As part of this agreement, GM will pay a $35 million fine, the maximum allowed by a federal regulatory agency and representing the single highest civil penalty amount ever paid as a result of a NHTSA investigation of violations stemming from a recall.
Also part of the agreement set forth in a consent order signed with NHTSA, the agency ordered GM to make significant and wide-ranging internal changes to its review of safety-related issues in the United States, and to improve its ability to take into account the possible consequences of potential safety-related defects. GM will also pay additional civil penalties for failing to respond on time to the agency's document demands during NHTSA’s investigation.
“We have learned a great deal from this recall. We will now focus on the goal of becoming an industry leader in safety,” said GM chief executive officer Mary Barra, who faced two intense hearings on Capitol Hill last month. “We will emerge from this situation a stronger company.”
Working with NHTSA, GM said it has already begun reviewing processes and policies to avoid future recalls of this nature.
“We are working hard to improve our ability to identify and respond to safety issues,” said Jeff Boyer, vice president of global vehicle safety, who is assigned to integrate safety policies across the company.
“Among other efforts, GM has created a new group, the global product integrity unit, to innovate our safety oversight,” Boyer continued. “We are encouraging and empowering our employees to raise their hands to address safety concerns through our Speak Up for Safety initiative, and we have set new requirements for our engineers to attain Black Belt certification through Design for Six Sigma.”
Having signed this agreement, GM said it now has its sights set on effectively serving customers and completing the ignition switch recall.
“GM’s ultimate goal is to create an exemplary process and produce the safest cars for our customers — they deserve no less,” Barra said.
Federal law requires all manufacturers to notify NHTSA within five business days of determining that a safety-related defect exists or that a vehicle is not in compliance with federal motor vehicle safety standards and to promptly conduct a recall. GM admits in the consent order that it did not do so.
“Safety is our top priority, and this announcement puts all manufacturers on notice that they will be held accountable if they fail to quickly report and address safety-related defects,” said U.S. Transportation Secretary Foxx. “While we will continue to aggressively monitor GM’s efforts in this case, we also urge Congress to support our Grow America Act, which would increase the penalties we could levy in cases like this from $35 million to $300 million, sending an even stronger message that delays will not be tolerated.”
NHTSA said the action is historic in that the provisions of the Consent Order will be immediately enforceable in federal court if GM does not fully comply.

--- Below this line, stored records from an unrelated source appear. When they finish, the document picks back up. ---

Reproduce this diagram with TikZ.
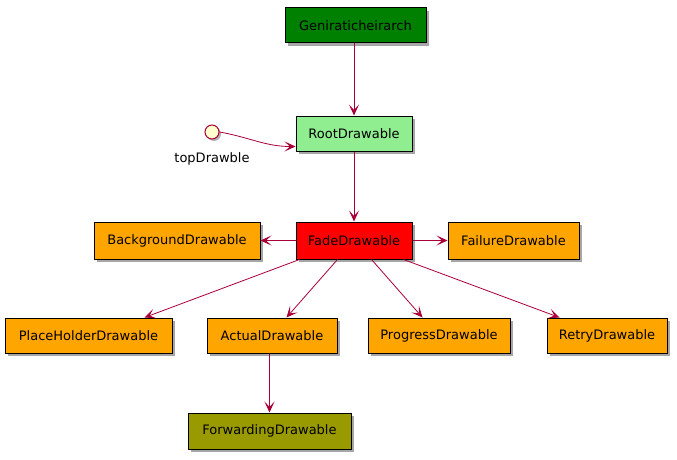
\documentclass[tikz,border=0pt]{standalone}
\usepackage{fontspec}
\setmainfont{DejaVu Sans}
\usetikzlibrary{arrows.meta,shadows,calc}
\definecolor{edgec}{HTML}{A80036}
\definecolor{boxorange}{HTML}{FFA500}
\definecolor{boxdkgreen}{HTML}{008000}
\definecolor{boxltgreen}{HTML}{90EE90}
\definecolor{boxolive}{HTML}{999900}
\definecolor{ifacefill}{HTML}{FEFECE}
\tikzset{
  lbl/.style={font=\fontsize{13}{15}\selectfont},
  cls/.style={lbl, draw=black, line width=1pt, inner sep=0pt,
    drop shadow={shadow xshift=3pt, shadow yshift=-3pt, opacity=0.35, fill=black}},
  conn/.style={draw=edgec, line width=0.8pt, -{Stealth[length=11pt,width=10pt,inset=5.5pt]}},
}
\begin{document}
\begin{tikzpicture}[x=1pt,y=-1pt]
\useasboundingbox (0,0) rectangle (677,460);
\node[cls, fill=boxdkgreen, minimum width=141pt, minimum height=35pt] (gen) at (355.5,25.5) {Geniraticheirarch};
\node[cls, fill=boxltgreen, minimum width=116pt, minimum height=35pt] (root) at (354,133.5) {RootDrawable};
\node[draw=edgec, line width=1pt, fill=ifacefill, circle, minimum size=14pt, inner sep=0pt,
  drop shadow={shadow xshift=2pt, shadow yshift=-2pt, opacity=0.3, fill=black}] (top) at (212,132) {};
\node[lbl, anchor=north] (toplbl) at (212,149) {topDrawble};
\node[cls, fill=red, minimum width=116pt, minimum height=37pt] (fade) at (354,240.5) {FadeDrawable};
\node[cls, fill=boxorange, minimum width=166pt, minimum height=37pt] (bg) at (177,240.5) {BackgroundDrawable};
\node[cls, fill=boxorange, minimum width=131pt, minimum height=37pt] (fail) at (513.5,240.5) {FailureDrawable};
\node[cls, fill=boxorange, minimum width=167pt, minimum height=35pt] (ph) at (88.5,335.5) {PlaceHolderDrawable};
\node[cls, fill=boxorange, minimum width=130pt, minimum height=35pt] (act) at (272,335.5) {ActualDrawable};
\node[cls, fill=boxorange, minimum width=142pt, minimum height=35pt] (prog) at (439,335.5) {ProgressDrawable};
\node[cls, fill=boxorange, minimum width=120pt, minimum height=35pt] (retry) at (607,335.5) {RetryDrawable};
\node[cls, fill=boxolive, minimum width=163pt, minimum height=36pt] (fwd) at (269.5,431) {ForwardingDrawable};

\draw[conn] (gen.south -| root.north) -- (root.north);
\draw[conn] (top.east) to[out=-10,in=180] ($(root.south west)+(0,-5)$);
\draw[conn] (root.south) -- (fade.north);
\draw[conn] (fade.west) -- (bg.east);
\draw[conn] (fade.east) -- (fail.east -| fail.west);
\draw[conn] ($(fade.south west)+(4,0)$) -- ($(ph.north west)+(140,0)$);
\draw[conn] ($(fade.south west)+(42,0)$) -- ($(act.north west)+(80,0)$);
\draw[conn] ($(fade.south west)+(76,0)$) -- ($(prog.north west)+(55,0)$);
\draw[conn] ($(fade.south west)+(108,0)$) -- ($(retry.north west)+(13,0)$);
\draw[conn] (act.south -| fwd.north) -- (fwd.north);
\end{tikzpicture}
\end{document}
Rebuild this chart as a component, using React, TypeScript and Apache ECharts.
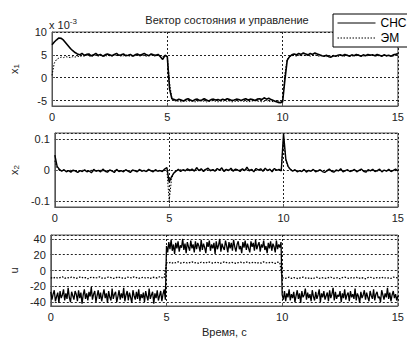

The consent order will hold GM accountable, push the automaker to make needed institutional change, and ensure that replacement parts are produced quickly and recalled vehicles are repaired promptly.
“No excuse, process, or organizational structure will be allowed to stand in the way of any company meeting their obligation to quickly find and fix safety issues in a vehicle,” said NHTSA Acting Administrator David Friedman. “It’s critical to the safety of the driving public that manufacturers promptly report and remedy safety-related defects that have the potential to lead to deaths or injuries on our nation's highways.”
In the consent order, GM agreed to provide NHTSA with full access to the results of GM’s internal investigation into this recall, to take steps to ensure its employees report safety-related concerns to management, and to speed up the process for GM to decide whether to recall vehicles.
The consent order also requires GM to notify NHTSA of changes to its schedule for completing production of repair parts by Oct. 4. GM must also take steps to maximize the number of vehicle owners who bring in their vehicles for repair, including targeted outreach to non-English speakers, maintaining up-to-date information on its website, and engaging with vehicle owners through the media. The consent order requires GM to submit reports and meet with NHTSA so that the agency may monitor the progress of GM’s recall and other actions required by the consent order.
Both in 2007 and again in 2010, NHTSA reviewed data related to the non-deployment of airbags in certain Chevy Cobalt models but each time and determined that it lacked the data necessary to open a formal investigation. However, on Feb. 7, GM announced it would recall certain model vehicles for a defect where the vehicle’s ignition switch may unintentionally move out of the “run” position that could result in the air bag not deploying in the event of a crash.
Officials said GM had failed to advise NHTSA of this defect at the time of the agency’s earlier reviews.
After review and consultation by NHTSA, GM twice expanded the recall to include a total of 2,190,934 vehicles in the United States. The GM recall covers the 2005-2010 Chevrolet Cobalt, 2007-2010 Pontiac G5, 2003-2007 Saturn Ion, 2006-2011 Chevrolet HHR, 2006-2010 Pontiac Solstice and 2007-2010 Saturn Sky vehicles.